During this time, when limbs were surrounded by but not merged with the processed wood, I was influenced by travel to South America where I saw matapalo trees. The matapalo is a tree-like form but is actually made up of parasitic vines that gradually grow around the tree using it for support. Eventually the tree becomes so covered with vines that it dies but its basic shape, now made of vines, continues to exist. 


It was during this time that works such as Table for Darwin evolved. Table for Darwin is a medium-sized table whose top divides into strips and surround a tree branch. This was the first work not attached to the wall; however, I did of think of the tabletop as a horizontal picture plane. Blister, a painting that closely preceded Table for Darwin, may explain my thinking. 

 

The next change was to join the tree limb to the processed wood. This became the Graft series.  


Detail of Blister

Table for Darwin, 2004, 29" x 28" x 17", maple and mulberry limb

 

 

Your work references many domestic material items like chairs and clothing hangers, but some of your work includes more abstract grafts between branches and hair. Can you discuss the concept and why include hair as medium?

Chairs and clothes hangers are not only objects made by humans, they reflect the human form. Hair is a different, perhaps less abstract, signifier for humans. 

 

Can you delve into the specifics of how you work? How do you juxtapose the solid wood with the frays? What is the process like for bending that wood?

In the series Fray, the juxtaposition is gradual, not discrete. On one end there is a ubiquitous object, a coffee table, a clothes hanger, a baseball bat, a student desk. Gradually, as the object extends downward, or to the other side, unity breaks down and divisions appear. To bend the wood I either laminate thin strips or steam the wood. 

  

How do you choose the type of wood you work with? Is it significant? Do you source it from mills, or do you find it in the landscape? In ‘Table’, for instance — the wood is very unique with knots and angles, it almost looks root-like in structure.

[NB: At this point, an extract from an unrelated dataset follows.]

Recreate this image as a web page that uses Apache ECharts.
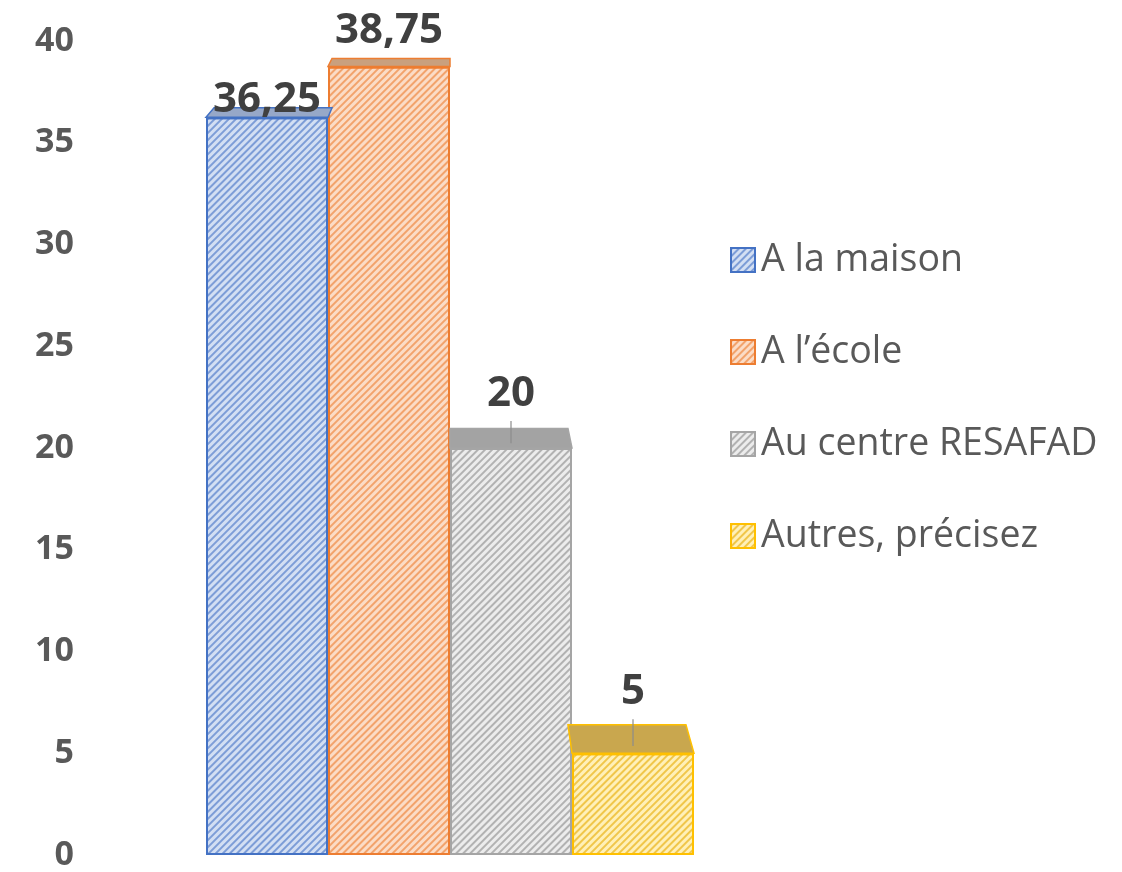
<!DOCTYPE html>
<html>
<head>
<meta charset="utf-8">
<script src="https://cdn.jsdelivr.net/npm/echarts@6/dist/echarts.min.js"></script>
<style>
    html, body { margin: 0; padding: 0; background: #fff; }
    #chart { width: 1122px; height: 872px; }
</style>
</head>
<body>
<div id="chart"></div>
<script>
    // données
    const categories = [''];
    const seriesNames = ['A la maison', 'A l\u2019école', 'Au centre RESAFAD', 'Autres, précisez'];
    const seriesValues = [36.25, 38.75, 20, 5];
    const valueLabels = ['36,25', '38,75', '20', '5'];

    // styles
    const lineColors = ['#4472C4', '#ED7D31', '#A5A5A5', '#FFC000'];
    const fillColors = ['#d3dff3', '#fbdcc6', '#ececec', '#fff0b8'];
    const stripeColors = ['rgba(68,114,196,0.6)', 'rgba(237,125,49,0.6)', 'rgba(140,140,140,0.6)', 'rgba(230,170,0,0.6)'];
    const topColors = ['#97a8c8', '#c9a07e', '#a3a3a3', '#c9a74e'];
    const labelOffset = [-4, 14, 33, 40];
    const BAR_W = 122;

    let myChart = echarts.init(document.getElementById('chart'));

    let barSeries = seriesNames.map((name, i) => ({
        name: name,
        type: 'bar',
        barWidth: BAR_W,
        barGap: '0%',
        data: [seriesValues[i]],
        itemStyle: {
            color: fillColors[i],
            borderColor: lineColors[i],
            borderWidth: 2,
            decal: {
                symbol: 'rect',
                symbolSize: 1,
                color: stripeColors[i],
                dashArrayX: [1, 0],
                dashArrayY: [2, 3],
                rotation: -Math.PI / 4
            }
        },
        z: 2
    }));

    // face supérieure "3D" + étiquettes
    let topSeries = {
        type: 'custom',
        silent: true,
        z: 3,
        encode: { x: 0, y: 1 },
        data: seriesValues.map((v, i) => [0, v, i]),
        renderItem: function (params, api) {
            let i = api.value(2);
            let p = api.coord([0, api.value(1)]);
            let cx = p[0];
            let x0 = cx + (i - 2) * BAR_W;
            let x1 = x0 + BAR_W;
            let yF = p[1];
            let depth = 6 + 0.03 * yF;
            let bx0 = x0 + (cx - x0) * 0.033;
            let bx1 = x1 + (cx - x1) * 0.033;
            let yB = yF - depth;
            let mid = (x0 + x1) / 2;
            let labelY = yF - labelOffset[i];
            let children = [{
                type: 'polygon',
                shape: { points: [[x0, yF], [x1, yF], [bx1, yB], [bx0, yB]] },
                style: { fill: topColors[i], stroke: lineColors[i], lineWidth: 1.5 }
            }, {
                type: 'text',
                style: {
                    text: valueLabels[i],
                    x: mid,
                    y: labelY,
                    align: 'center',
                    verticalAlign: 'bottom',
                    font: 'bold 42px "Open Sans"',
                    fill: '#404040'
                }
            }];
            if (labelOffset[i] > 20) {
                // trait de rappel
                children.push({
                    type: 'line',
                    shape: { x1: mid, y1: labelY + 6, x2: mid, y2: yF - depth * 0.25 },
                    style: { stroke: '#8c8c8c', lineWidth: 1.2 }
                });
            }
            return { type: 'group', children: children };
        }
    };

    let option = {
        animation: false,
        grid: {
            left: 130,
            right: 352,
            top: 41,
            bottom: 16
        },
        legend: {
            orient: 'vertical',
            left: 725,
            top: 236,
            icon: 'rect',
            itemWidth: 24,
            itemHeight: 24,
            itemGap: 54,
            data: seriesNames,
            textStyle: {
                fontFamily: 'Open Sans',
                fontSize: 37.5,
                lineHeight: 38,
                color: '#595959',
                padding: [0, 0, 0, 1]
            }
        },
        xAxis: {
            type: 'category',
            data: categories,
            axisLine: { show: false },
            axisTick: { show: false },
            axisLabel: { show: false }
        },
        yAxis: {
            type: 'value',
            min: 0,
            max: 40,
            interval: 5,
            splitLine: { show: false },
            axisLine: { show: false },
            axisTick: { show: false },
            axisLabel: {
                fontFamily: 'Open Sans',
                fontWeight: 'bold',
                fontSize: 34,
                color: '#595959',
                margin: 56
            }
        },
        series: barSeries.concat([topSeries])
    };

    myChart.setOption(option);
</script>
</body>
</html>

The wood comes from a variety of sources, our yard, construction sites, and mills. The mulberry wood you mentioned in Table is from our front yard. The mulberry branches, especially the older ones, are convoluted. I’ve used a tree stump that I found in a dumpster in Salt Lake. I’ve used wood from a cherry tree tin our yard hat was weakened and killed by shoot hole borers. 

 

The type of wood is always significant but in different ways. I used the trunk of a cherry tree I mentioned above when I built American Cherry, which was, in part, about of the myth of George Washington and the cherry tree. I also used branches from that tree for the legs of Vigilance (chair for James Inhofe) since one aspect of the piece was the idea of weakness and instability. In other works, such as Conversation, all of the wood is from a mill. I didn’t need a specific species, but I did want a wood that was plentiful, sustainable, and that would bend well with steam. 

 


 

Your works were on view at Museum of Art Fort Collins in the early summer of 2022, and will be on view at Modern West September - November, 2022. What’s next on your radar? Also, how do you transport this work?

Currently I am working on commissions for a couple who are building a new home in Ogden. Sometimes I ship the work in crates, but if the work is large and I need to transport more than 3-4, I will rent a 26’ box truck. I’ve developed numerous cleats, supports, and restraints that I can install in the truck to keep the work secure. 

 

What do you hope viewers see or consider after experiencing your work?

I hope the work is poetic and subversive. I hope it sparks dialogue and discussions among those who see it.